--- start of Supplied data ---
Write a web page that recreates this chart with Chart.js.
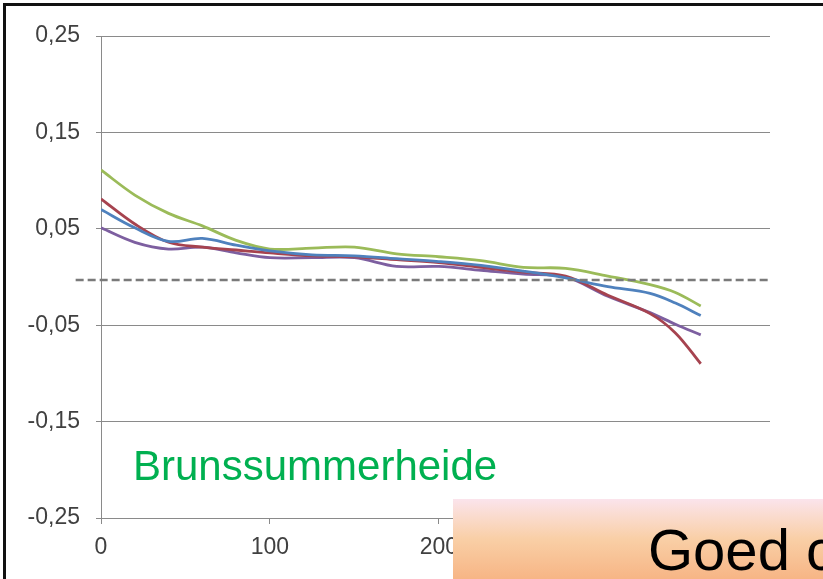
<!DOCTYPE html>
<html>
<head>
<meta charset="utf-8">
<script src="https://cdn.jsdelivr.net/npm/chart.js@4/dist/chart.umd.min.js"></script>
<style>
    html, body { margin: 0; padding: 0; background: #fff; }
    #wrap { position: relative; width: 823px; height: 579px; overflow: hidden; }
    #chart { position: absolute; left: 0; top: 0; }
    #frame {
        position: absolute; left: 3px; top: 3px; right: -10px; bottom: -10px;
        border-left: 3px solid #111; border-top: 3px solid #111;
        pointer-events: none;
    }
    #site {
        position: absolute; left: 133px; top: 445px;
        font: 42px/1 'Liberation Sans', Arial, sans-serif; color: #00b050;
        white-space: nowrap;
    }
    #banner {
        position: absolute; left: 453px; top: 499px; width: 370px; height: 80px;
        background: linear-gradient(to bottom, #fbe4ec 0%, #f9cfa6 50%, #f7b585 100%);
        overflow: hidden;
    }
    #banner span {
        position: absolute; left: 195px; top: 22px;
        font: 58px/1 'Liberation Sans', Arial, sans-serif; color: #000;
        white-space: nowrap;
    }
</style>
</head>
<body>
<div id="wrap">
    <canvas id="chart" width="823" height="579"></canvas>
    <div id="site">Brunssummerheide</div>
    <div id="banner"><span>Goed c</span></div>
    <div id="frame"></div>
</div>
<script>
// ===== DATA =====
const xValues = [0, 20, 40, 60, 80, 100, 125, 150, 175, 200, 225, 250, 275, 300, 325, 340, 355];
const blueValues   = [0.070, 0.051, 0.037, 0.040, 0.033, 0.027, 0.023, 0.022, 0.019, 0.016, 0.012, 0.006, -0.001, -0.010, -0.017, -0.027, -0.040];
const redValues    = [0.081, 0.055, 0.036, 0.031, 0.028, 0.025, 0.022, 0.021, 0.018, 0.015, 0.010, 0.005, 0.001, -0.019, -0.038, -0.058, -0.090];
const greenValues  = [0.111, 0.085, 0.066, 0.053, 0.038, 0.029, 0.030, 0.031, 0.024, 0.021, 0.017, 0.010, 0.009, 0.001, -0.008, -0.016, -0.030];
const purpleValues = [0.051, 0.036, 0.029, 0.031, 0.025, 0.020, 0.020, 0.020, 0.011, 0.011, 0.007, 0.003, 0.000, -0.020, -0.037, -0.049, -0.060];
const yTicks = [-0.25, -0.15, -0.05, 0.05, 0.15, 0.25];
const xTicks = [0, 100, 200, 300];
const refLineY = -0.003;
const refLineX = [-15, 396];

const pts = (ys) => xValues.map((x, i) => ({ x, y: ys[i] }));

function series(data, color) {
    return {
        data: pts(data),
        borderColor: color,
        borderWidth: 2.8,
        pointRadius: 0,
        fill: false,
        tension: 0.35,
    };
}

// dashed zero line, runs a little past the y axis like in the original
const refLine = {
    id: 'refLine',
    afterDatasetsDraw(chart) {
        const { ctx, scales: { x, y } } = chart;
        const py = y.getPixelForValue(refLineY);
        ctx.save();
        ctx.strokeStyle = '#7a7a7a';
        ctx.lineWidth = 2.5;
        ctx.setLineDash([8, 4]);
        ctx.beginPath();
        ctx.moveTo(x.getPixelForValue(refLineX[0]), py);
        ctx.lineTo(x.getPixelForValue(refLineX[1]), py);
        ctx.stroke();
        ctx.restore();
    },
};

const tickFont = { family: "'Liberation Sans', Arial, sans-serif", size: 23 };
const axisGray = '#8a8a8a';

new Chart(document.getElementById('chart'), {
    type: 'line',
    data: {
        datasets: [
            series(blueValues, '#4f81bd'),
            series(redValues, '#a6434f'),
            series(greenValues, '#9bbb59'),
            series(purpleValues, '#7d5fa0'),
        ],
    },
    options: {
        responsive: false,
        animation: false,
        layout: { padding: { top: 36, right: 53, bottom: 0, left: 0 } },
        plugins: { legend: { display: false }, tooltip: { enabled: false } },
        scales: {
            x: {
                type: 'linear',
                min: 0,
                max: 396,
                afterBuildTicks: (s) => { s.ticks = xTicks.map((v) => ({ value: v })); },
                afterFit: (s) => { s.height = 61; },
                grid: { drawOnChartArea: false, color: axisGray, tickLength: 6 },
                border: { color: axisGray, width: 1 },
                ticks: { color: '#404040', font: tickFont, padding: 10, maxRotation: 0 },
            },
            y: {
                min: -0.25,
                max: 0.25,
                afterBuildTicks: (s) => { s.ticks = yTicks.map((v) => ({ value: v })); },
                afterFit: (s) => { s.width = 101; },
                grid: { color: axisGray, lineWidth: 1, tickLength: 5 },
                border: { color: axisGray, width: 1 },
                ticks: {
                    color: '#404040',
                    font: tickFont,
                    padding: 16,
                    callback: (v) => v.toFixed(2).replace('.', ','),
                },
            },
        },
    },
    plugins: [refLine],
});
</script>
</body>
</html>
--- end of Supplied data ---
◆ **Instructions for the task**
Quote the data exactly, leaving every image out of the copy.

◆ **Solution for this problem**
Write a web page that recreates this chart with Chart.js.
<!DOCTYPE html>
<html>
<head>
<meta charset="utf-8">
<script src="https://cdn.jsdelivr.net/npm/chart.js@4/dist/chart.umd.min.js"></script>
<style>
    html, body { margin: 0; padding: 0; background: #fff; }
    #wrap { position: relative; width: 823px; height: 579px; overflow: hidden; }
    #chart { position: absolute; left: 0; top: 0; }
    #frame {
        position: absolute; left: 3px; top: 3px; right: -10px; bottom: -10px;
        border-left: 3px solid #111; border-top: 3px solid #111;
        pointer-events: none;
    }
    #site {
        position: absolute; left: 133px; top: 445px;
        font: 42px/1 'Liberation Sans', Arial, sans-serif; color: #00b050;
        white-space: nowrap;
    }
    #banner {
        position: absolute; left: 453px; top: 499px; width: 370px; height: 80px;
        background: linear-gradient(to bottom, #fbe4ec 0%, #f9cfa6 50%, #f7b585 100%);
        overflow: hidden;
    }
    #banner span {
        position: absolute; left: 195px; top: 22px;
        font: 58px/1 'Liberation Sans', Arial, sans-serif; color: #000;
        white-space: nowrap;
    }
</style>
</head>
<body>
<div id="wrap">
    <canvas id="chart" width="823" height="579"></canvas>
    <div id="site">Brunssummerheide</div>
    <div id="banner"><span>Goed c</span></div>
    <div id="frame"></div>
</div>
<script>
// ===== DATA =====
const xValues = [0, 20, 40, 60, 80, 100, 125, 150, 175, 200, 225, 250, 275, 300, 325, 340, 355];
const blueValues   = [0.070, 0.051, 0.037, 0.040, 0.033, 0.027, 0.023, 0.022, 0.019, 0.016, 0.012, 0.006, -0.001, -0.010, -0.017, -0.027, -0.040];
const redValues    = [0.081, 0.055, 0.036, 0.031, 0.028, 0.025, 0.022, 0.021, 0.018, 0.015, 0.010, 0.005, 0.001, -0.019, -0.038, -0.058, -0.090];
const greenValues  = [0.111, 0.085, 0.066, 0.053, 0.038, 0.029, 0.030, 0.031, 0.024, 0.021, 0.017, 0.010, 0.009, 0.001, -0.008, -0.016, -0.030];
const purpleValues = [0.051, 0.036, 0.029, 0.031, 0.025, 0.020, 0.020, 0.020, 0.011, 0.011, 0.007, 0.003, 0.000, -0.020, -0.037, -0.049, -0.060];
const yTicks = [-0.25, -0.15, -0.05, 0.05, 0.15, 0.25];
const xTicks = [0, 100, 200, 300];
const refLineY = -0.003;
const refLineX = [-15, 396];

const pts = (ys) => xValues.map((x, i) => ({ x, y: ys[i] }));

function series(data, color) {
    return {
        data: pts(data),
        borderColor: color,
        borderWidth: 2.8,
        pointRadius: 0,
        fill: false,
        tension: 0.35,
    };
}

// dashed zero line, runs a little past the y axis like in the original
const refLine = {
    id: 'refLine',
    afterDatasetsDraw(chart) {
        const { ctx, scales: { x, y } } = chart;
        const py = y.getPixelForValue(refLineY);
        ctx.save();
        ctx.strokeStyle = '#7a7a7a';
        ctx.lineWidth = 2.5;
        ctx.setLineDash([8, 4]);
        ctx.beginPath();
        ctx.moveTo(x.getPixelForValue(refLineX[0]), py);
        ctx.lineTo(x.getPixelForValue(refLineX[1]), py);
        ctx.stroke();
        ctx.restore();
    },
};

const tickFont = { family: "'Liberation Sans', Arial, sans-serif", size: 23 };
const axisGray = '#8a8a8a';

new Chart(document.getElementById('chart'), {
    type: 'line',
    data: {
        datasets: [
            series(blueValues, '#4f81bd'),
            series(redValues, '#a6434f'),
            series(greenValues, '#9bbb59'),
            series(purpleValues, '#7d5fa0'),
        ],
    },
    options: {
        responsive: false,
        animation: false,
        layout: { padding: { top: 36, right: 53, bottom: 0, left: 0 } },
        plugins: { legend: { display: false }, tooltip: { enabled: false } },
        scales: {
            x: {
                type: 'linear',
                min: 0,
                max: 396,
                afterBuildTicks: (s) => { s.ticks = xTicks.map((v) => ({ value: v })); },
                afterFit: (s) => { s.height = 61; },
                grid: { drawOnChartArea: false, color: axisGray, tickLength: 6 },
                border: { color: axisGray, width: 1 },
                ticks: { color: '#404040', font: tickFont, padding: 10, maxRotation: 0 },
            },
            y: {
                min: -0.25,
                max: 0.25,
                afterBuildTicks: (s) => { s.ticks = yTicks.map((v) => ({ value: v })); },
                afterFit: (s) => { s.width = 101; },
                grid: { color: axisGray, lineWidth: 1, tickLength: 5 },
                border: { color: axisGray, width: 1 },
                ticks: {
                    color: '#404040',
                    font: tickFont,
                    padding: 16,
                    callback: (v) => v.toFixed(2).replace('.', ','),
                },
            },
        },
    },
    plugins: [refLine],
});
</script>
</body>
</html>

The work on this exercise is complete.